A shrieking banshee of a film, Chandramukhi 2 is more a series of hysterical skits on schizophrenia being passed off as stories of horror-possession. The horror of it is not so much that Kangana Ranaut plays a woman possessed at a pitch high enough to shatter eardrums. The real horror is that she comes into the picture at the fag-end when audiences have either abandoned the project or are so upset with what they have been subjected to that even an appearance by Elizabeth Taylor wouldn’t have helped.

Kangana ,we are told, was paid Rs 20 crores for her fleeting appearance.For what? That is the mystery that we should explore rather than sit through two hours and thirty-seven minutes of traumatizing tripe, that makes the audience feel like they are trapped in a zoo, with all the antics happening outside the cages.

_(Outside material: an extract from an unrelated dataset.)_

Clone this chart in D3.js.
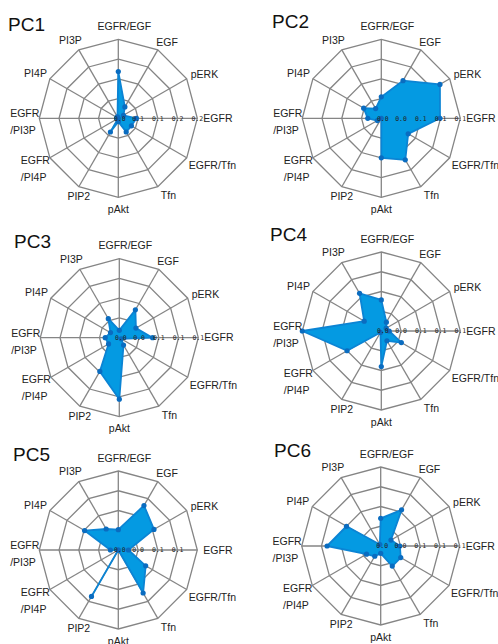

A large part of the ongoing screaming contest garbed as a fear fest is a typical Tamilian family drama where dozens of actors of every age and size stand in the same frame pretending to be a part of a joint family but looking like gatecrashers at a wedding party.

Sooraj Barjatya started this trend of joint-family montages and he has a lot to answer for. In Chandramukhi 2 Radhika Sarathkumar(some of us remember her, with mixed feelings for her gravity-defying ponytail in the Rishi Kapoor starrer Mera Pati Mera Devta Hai) stands in stately stupor. Her Kancheevaram silks change in every sequence and her neck pieces threaten to touch the floor with every passing shot.

The rest of the family was hard to figure out. There were growling men,groveling women and simpering youngsters of every age. One of the women suddenly flew into the air in a wheelchair (the wheelchair also flew with her) after a tense family discussion: she was probably looking for a way out, just like us.

Which sane person would want to sit through the fusion of confusion and boredom that seeps into our soul just like the spirit of Chandramukhi ?Kangana’s ghost act is chilling for all the wrong reasons, and as mentioned earlier,it arrives after the last guest at the party has left.

The main chunk of the deep-fried footage has gone to Raghav Lawrence who plays guardian to two annoyingly sugary orphan kids. When he has time from his diaper duties he plays a smirking king in the past who has a bitter bickering binge with his bestie over who ‘gets’ Kangana.I hope she got it. I didn’t. What is the purpose of this crude cheesy supernatural thriller where all actors seem possessed, none more so than those who are officially unpossessed.